A judge in Manhattan Supreme Court has ordered that the city drop its plans for a homeless shelter at 320 Pearl, a former Hampton Inn adjacent to the Peck Slip School.
The petition — an Article 78 proceeding that allows citizens to challenge city decisions — asked the court to annul the city’s decision to site the Safe Haven shelter. Judge Arthur Engoron rejected the city’s motions to dismiss and ruled in favor of the PeckSlip Advocates for School Safety, an advocacy group that was formed by parents and neighbors to fight the proposal.
In his ruling, the judge acknowledged that the city has enshrined the right to shelter for unhoused individuals and families, but the approval process for this siting was “significantly and fatally flawed.”

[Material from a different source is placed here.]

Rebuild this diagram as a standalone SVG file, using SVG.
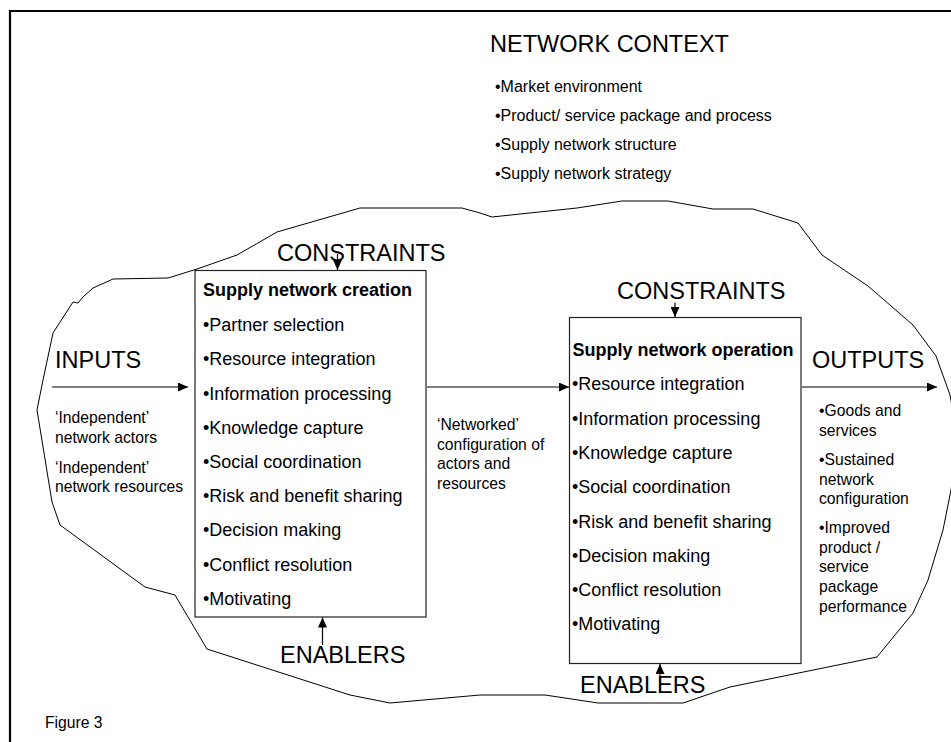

“In light of [the Department of Homeless Service’s] description of Safe Haven Shelters as a ‘low barrier program’ and Safe Haven Shelter’s lack of rules ‘against residents using drugs, alcohol or weapons[,]’ petitioner’s contention that the Shelter will likely bring crime, sex offenders, drugs and paraphernalia such as syringes, ‘around the corner on Peck Slip street, which is the open-air playground for P.S. 343 during the school day’ is more than merely speculative, as respondents contend.,” he wrote in his decision.
“There are two, eight-hundred pound gorillas in the room,” Engoron wrote in the ruling. “The first is the fact that the proposal would place a shelter for troubled adults adjacent to a school for three-to-eleven-year-olds. . . The second eight-hundred pound gorilla is the City’s cavalier attitude towards fulfilling its obligation to demonstrate that it seriously considered the siting criteria.” He also noted that the city failed to consider the effects of the shelter’s smoking section on the school.
The city’s own siting criteria require that the facility be compatible with existing facilities and programs in the immediate area. And the city’s Fair Share criteria require that the city consider “all potential negative effects” — social, economic and environmental — on surrounding areas.
As of the ruling, the city is enjoined from opening or operating a homeless shelter at 320 Pearl, absent the filing of a new Fair Share statement that complies with the law.
FINALLY some common sense !!
You can’t sell a beer within 200 feet of a school but NYC government wanted to put a “low barrier” shelter (i.e., no restrictions on drug use, criminals, weapons or severe mental illness that is a danger to others) adjacent to an elementary school?!?!?
Why do city politicians favor addicts and the dangerously mentally ill over children?
You get what you vote for. People seem to have forgotten that simple concept.
Finally!! Someone with some common sense! See.. it’s not that hard.
AMEN BUT at what cost. Where else will they plan this shelter? Coming soon to a neighborhood near you.